The “intelligent communities” – be they cities, provinces or regions – are those that consider the internet as an essential public service. Where in the past ports, train stations, airports and roads were built, today the authorities are supporting information and broadband technologies to assure a prosperous future. In the United States, cities like Philadelphia, New York and San Francisco have put into place various plans to extend internet access to all parts of their urban areas. In Europe, the Mayor of Paris, Bertrand Delanoë, wants his city to become the most connected in the world with free wireless network coverage. Delanoë believes the benefits for the business community and tourism will far outweigh the costs. In Latin America the only place that can today be considered as an “intelligent community” is the Brazilian city Piraí, which has a population of 23,000 people and is 70 kilometers from Río de Janeiro. Guayaquil, being the biggest city in Ecuador, has the opportunity to become the first large intelligent city in Latin America.

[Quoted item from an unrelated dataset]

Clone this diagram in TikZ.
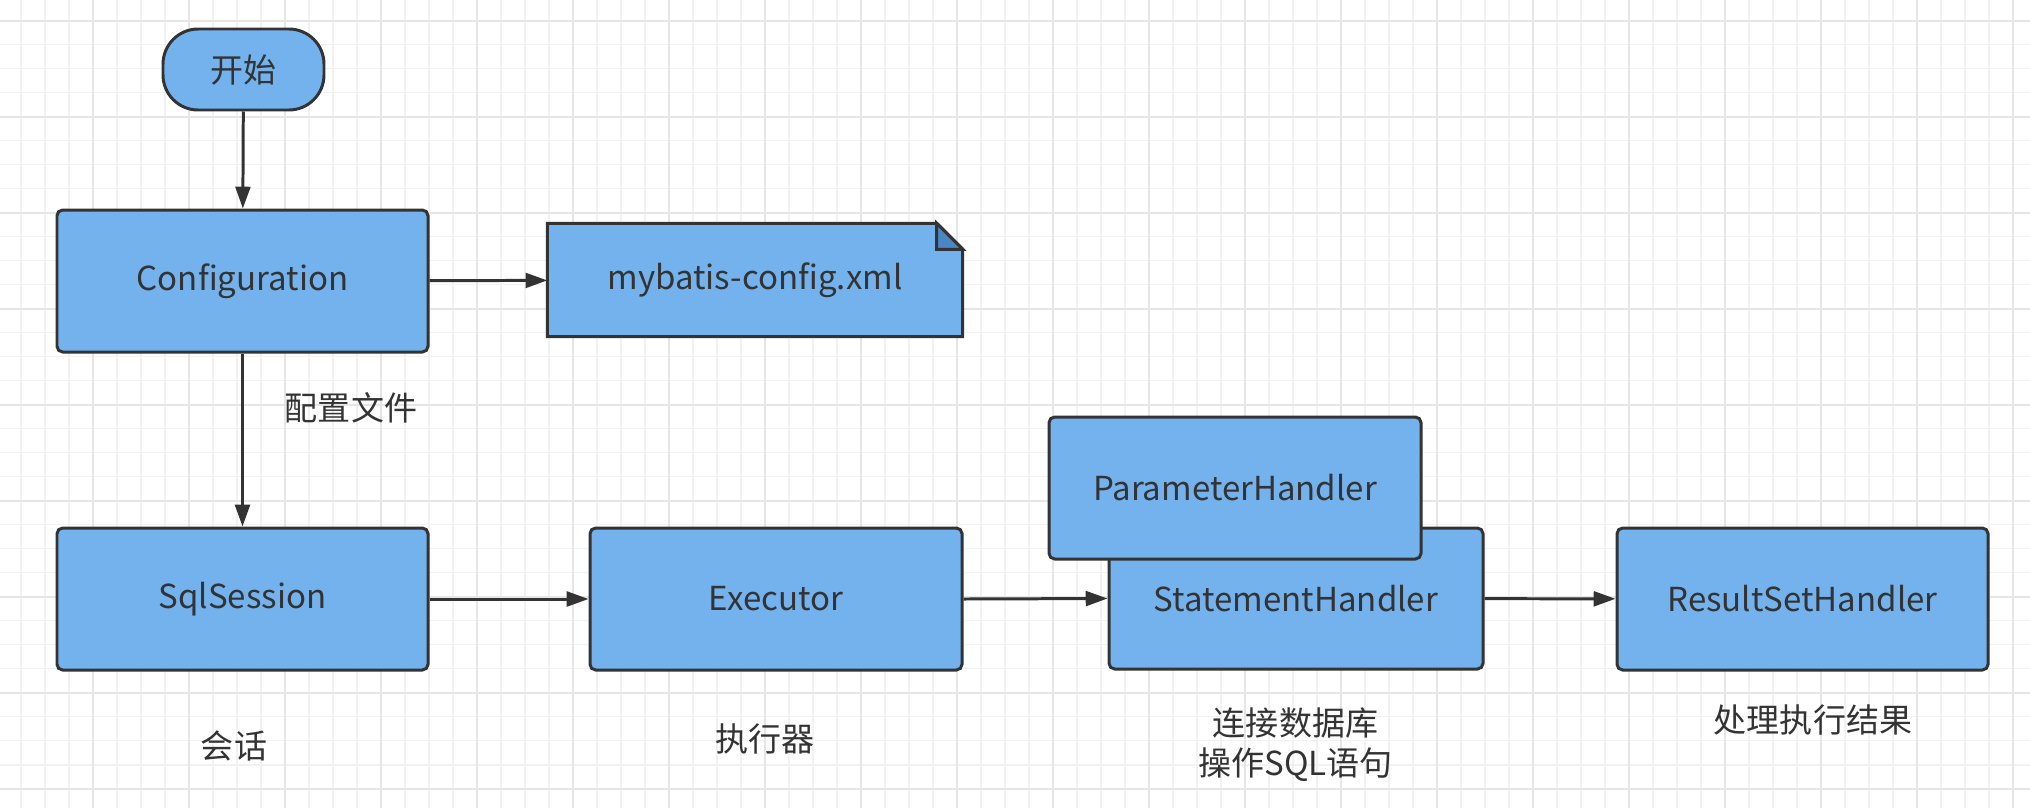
\documentclass[tikz,border=0pt]{standalone}
\usepackage{fontspec}
\setmainfont{Noto Sans CJK SC}
\usepackage{tikz}
\usetikzlibrary{arrows.meta}
\pgfdeclarelayer{grid}
\pgfdeclarelayer{bg}
\pgfsetlayers{grid,bg,main}
\definecolor{boxblue}{HTML}{74B2EE}
\definecolor{foldblue}{HTML}{4A86C4}
\definecolor{inkgray}{HTML}{333333}
\definecolor{gridminor}{HTML}{F2F2F2}
\definecolor{gridmajor}{HTML}{E6E6E6}
\tikzset{
	box/.style={draw=inkgray, fill=boxblue, line width=.85pt, rounded corners=1.6pt, minimum width=3.7cm, minimum height=1.42cm, inner sep=0pt, text=inkgray},
	flow/.style={draw=inkgray, line width=.85pt, -{Triangle[length=6.2pt,width=4.2pt]}},
	note/.style={text=inkgray, align=center, inner sep=0pt}
}

\begin{document}
\begin{tikzpicture}[x=1cm, y=-1cm, font=\fontsize{9.4}{11.4}\selectfont]
				\useasboundingbox (0,0) rectangle (20.3,8.08);
				\begin{pgfonlayer}{grid}
					\fill[white] (0,0) rectangle (20.3,8.08);
					\foreach \i in {0,...,83} {
						\draw[gridminor, line width=.55pt] (0.21+0.24*\i,0) -- (0.21+0.24*\i,8.08);
					}
					\foreach \i in {0,...,32} {
						\draw[gridminor, line width=.55pt] (0,0.205+0.24*\i) -- (20.3,0.205+0.24*\i);
					}
					\foreach \i in {0,...,20} {
						\draw[gridmajor, line width=.55pt] (0.93+0.96*\i,0) -- (0.93+0.96*\i,8.08);
					}
					\foreach \i in {0,...,8} {
						\draw[gridmajor, line width=.55pt] (0,0.21+0.96*\i) -- (20.3,0.21+0.96*\i);
					}
				\end{pgfonlayer}
				\node[box, rounded corners=10pt, minimum width=1.61cm, minimum height=0.81cm] (start) at (2.435,0.695) {开始};
				\node[box, minimum width=3.71cm] (config) at (2.425,2.81) {Configuration};
				\node[note, minimum width=4.14cm, minimum height=1.12cm] (xml) at (7.55,2.80) {mybatis-config.xml};
				\begin{pgfonlayer}{bg}
					\draw[draw=inkgray, fill=boxblue, line width=.85pt] (xml.north west) -- ([xshift=-0.26cm]xml.north east) -- ([yshift=-0.26cm]xml.north east) -- (xml.south east) -- (xml.south west) -- cycle;
					\draw[draw=inkgray, fill=foldblue, line width=.85pt] ([xshift=-0.26cm]xml.north east) -- ([xshift=-0.26cm, yshift=-0.26cm]xml.north east) -- ([yshift=-0.26cm]xml.north east) -- cycle;
				\end{pgfonlayer}
				\node[box, minimum width=3.71cm] (session) at (2.425,5.99) {SqlSession};
				\node[box, minimum width=3.72cm] (executor) at (7.76,5.99) {Executor};
				\node[box, minimum width=3.74cm, minimum height=1.41cm] (statement) at (12.96,5.985) {StatementHandler};
				\node[box, minimum width=3.72cm] (parameter) at (12.35,4.88) {ParameterHandler};
				\node[box, minimum width=3.71cm] (resultset) at (18.025,5.99) {ResultSetHandler};
				\draw[flow] (start) -- (config);
				\draw[flow] (config) -- (xml);
				\draw[flow] (config) -- (session);
				\draw[flow] (session) -- (executor);
				\draw[flow] (executor.east) -- (statement.west);
				\draw[flow] (statement) -- (resultset);
				\node[note] (configlabel) at (3.51,4.08) {配置文件};
				\node[note] (sessionlabel) at (2.34,7.46) {会话};
				\node[note] (executorlabel) at (7.65,7.39) {执行器};
				\node[note] (statementlabel) at (12.955,7.45) {连接数据库\\操作SQL语句};
				\node[note] (resultsetlabel) at (18.13,7.20) {处理执行结果};
			\end{tikzpicture}
\end{document}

|“The aim is to have all of Guayaquil connected to the internet. This program, like all others, is ongoing”|
Students and the local community in Guayaquil will not be the only people to benefit from such a project. Tourists and executives of international companies will also make use of the free network access.
The international image of the city will also grow as it becomes one of the first intelligent communities in Latin America. City Hall and the Educate Foundation have also promoted a competition called “Painting Walls” where students have to show their artistic talents using the phrase “Guayaquil, a technological city” in a bid to help position the city as an intelligent community among locals.
The idea is to create a series of hot spots across the city with WiFi connection so that more than 2 million people can surf the web free of charge. In the initial phase of the project, launched at the end of 2011, City Hall invested $130,000 to provide network access at eight separate points in the city.
The short and mid-term plan is for wireless and in some cases fiber optics to be in place in the José Joaquín de Olmedo Airport, the land terminal and in the Simón Bolívar Convention Centre. “We will continue to push the system so we reach all the universities, schools, tourist spots and popular areas of the city,” claims Nebot. In the state university alone, more than 84,000 students are already benefiting from wireless networks. Connectivity will be a free service with some restrictions on certain pages such as those containing pornography, violence or weapons, which will be blocked in attempt to protect younger users. The project also includes a portal with educational subjects and there will be some limits placed on time and the information downloaded. The local authority wants to underline the ease of use of the project and the only requirement to take part is that the computer used has access to WiFi.